▶ [Collected data]:
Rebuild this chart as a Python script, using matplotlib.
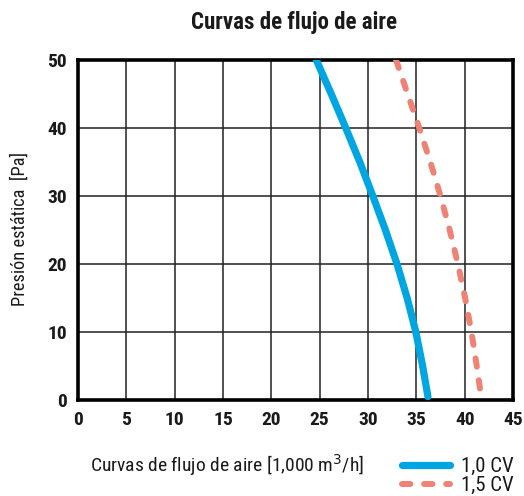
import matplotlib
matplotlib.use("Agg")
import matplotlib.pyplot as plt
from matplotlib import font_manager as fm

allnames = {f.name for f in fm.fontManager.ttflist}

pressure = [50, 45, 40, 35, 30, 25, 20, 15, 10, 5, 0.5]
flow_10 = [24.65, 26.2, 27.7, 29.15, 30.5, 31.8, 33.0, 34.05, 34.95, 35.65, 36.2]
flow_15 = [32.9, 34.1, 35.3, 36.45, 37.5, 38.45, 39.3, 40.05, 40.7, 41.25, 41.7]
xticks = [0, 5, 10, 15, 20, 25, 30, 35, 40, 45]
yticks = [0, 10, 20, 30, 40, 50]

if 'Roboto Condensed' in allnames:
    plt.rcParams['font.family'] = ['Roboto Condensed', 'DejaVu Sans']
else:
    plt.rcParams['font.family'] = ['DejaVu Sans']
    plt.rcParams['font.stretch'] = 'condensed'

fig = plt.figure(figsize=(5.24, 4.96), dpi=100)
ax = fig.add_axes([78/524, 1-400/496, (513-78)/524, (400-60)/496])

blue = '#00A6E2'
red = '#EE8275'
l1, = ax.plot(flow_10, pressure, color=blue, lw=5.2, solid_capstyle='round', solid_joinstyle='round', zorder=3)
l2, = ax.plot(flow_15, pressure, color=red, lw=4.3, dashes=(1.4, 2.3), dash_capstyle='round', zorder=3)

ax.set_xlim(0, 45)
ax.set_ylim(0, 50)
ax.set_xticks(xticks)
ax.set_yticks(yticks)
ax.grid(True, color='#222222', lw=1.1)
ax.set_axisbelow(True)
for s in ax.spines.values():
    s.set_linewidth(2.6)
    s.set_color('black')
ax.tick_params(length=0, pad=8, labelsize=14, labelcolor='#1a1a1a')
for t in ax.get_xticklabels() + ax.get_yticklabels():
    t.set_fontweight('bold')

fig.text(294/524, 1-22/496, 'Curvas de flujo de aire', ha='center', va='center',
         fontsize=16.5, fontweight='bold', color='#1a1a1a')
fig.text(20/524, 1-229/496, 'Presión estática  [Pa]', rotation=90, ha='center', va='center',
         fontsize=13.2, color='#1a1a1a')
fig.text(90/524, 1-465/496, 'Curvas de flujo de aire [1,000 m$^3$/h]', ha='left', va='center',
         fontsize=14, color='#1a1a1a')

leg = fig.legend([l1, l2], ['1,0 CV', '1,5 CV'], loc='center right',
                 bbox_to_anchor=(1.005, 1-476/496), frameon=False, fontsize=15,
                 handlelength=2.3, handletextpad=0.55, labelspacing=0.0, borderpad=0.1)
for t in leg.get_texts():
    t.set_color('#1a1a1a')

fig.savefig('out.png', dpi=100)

▶ [The task]: Using the data above, write out every line exactly, leaving the images behind.

▶ [Result of the task]:
Rebuild this chart as a Python script, using matplotlib.
import matplotlib
matplotlib.use("Agg")
import matplotlib.pyplot as plt
from matplotlib import font_manager as fm

allnames = {f.name for f in fm.fontManager.ttflist}

pressure = [50, 45, 40, 35, 30, 25, 20, 15, 10, 5, 0.5]
flow_10 = [24.65, 26.2, 27.7, 29.15, 30.5, 31.8, 33.0, 34.05, 34.95, 35.65, 36.2]
flow_15 = [32.9, 34.1, 35.3, 36.45, 37.5, 38.45, 39.3, 40.05, 40.7, 41.25, 41.7]
xticks = [0, 5, 10, 15, 20, 25, 30, 35, 40, 45]
yticks = [0, 10, 20, 30, 40, 50]

if 'Roboto Condensed' in allnames:
    plt.rcParams['font.family'] = ['Roboto Condensed', 'DejaVu Sans']
else:
    plt.rcParams['font.family'] = ['DejaVu Sans']
    plt.rcParams['font.stretch'] = 'condensed'

fig = plt.figure(figsize=(5.24, 4.96), dpi=100)
ax = fig.add_axes([78/524, 1-400/496, (513-78)/524, (400-60)/496])

blue = '#00A6E2'
red = '#EE8275'
l1, = ax.plot(flow_10, pressure, color=blue, lw=5.2, solid_capstyle='round', solid_joinstyle='round', zorder=3)
l2, = ax.plot(flow_15, pressure, color=red, lw=4.3, dashes=(1.4, 2.3), dash_capstyle='round', zorder=3)

ax.set_xlim(0, 45)
ax.set_ylim(0, 50)
ax.set_xticks(xticks)
ax.set_yticks(yticks)
ax.grid(True, color='#222222', lw=1.1)
ax.set_axisbelow(True)
for s in ax.spines.values():
    s.set_linewidth(2.6)
    s.set_color('black')
ax.tick_params(length=0, pad=8, labelsize=14, labelcolor='#1a1a1a')
for t in ax.get_xticklabels() + ax.get_yticklabels():
    t.set_fontweight('bold')

fig.text(294/524, 1-22/496, 'Curvas de flujo de aire', ha='center', va='center',
         fontsize=16.5, fontweight='bold', color='#1a1a1a')
fig.text(20/524, 1-229/496, 'Presión estática  [Pa]', rotation=90, ha='center', va='center',
         fontsize=13.2, color='#1a1a1a')
fig.text(90/524, 1-465/496, 'Curvas de flujo de aire [1,000 m$^3$/h]', ha='left', va='center',
         fontsize=14, color='#1a1a1a')

leg = fig.legend([l1, l2], ['1,0 CV', '1,5 CV'], loc='center right',
                 bbox_to_anchor=(1.005, 1-476/496), frameon=False, fontsize=15,
                 handlelength=2.3, handletextpad=0.55, labelspacing=0.0, borderpad=0.1)
for t in leg.get_texts():
    t.set_color('#1a1a1a')

fig.savefig('out.png', dpi=100)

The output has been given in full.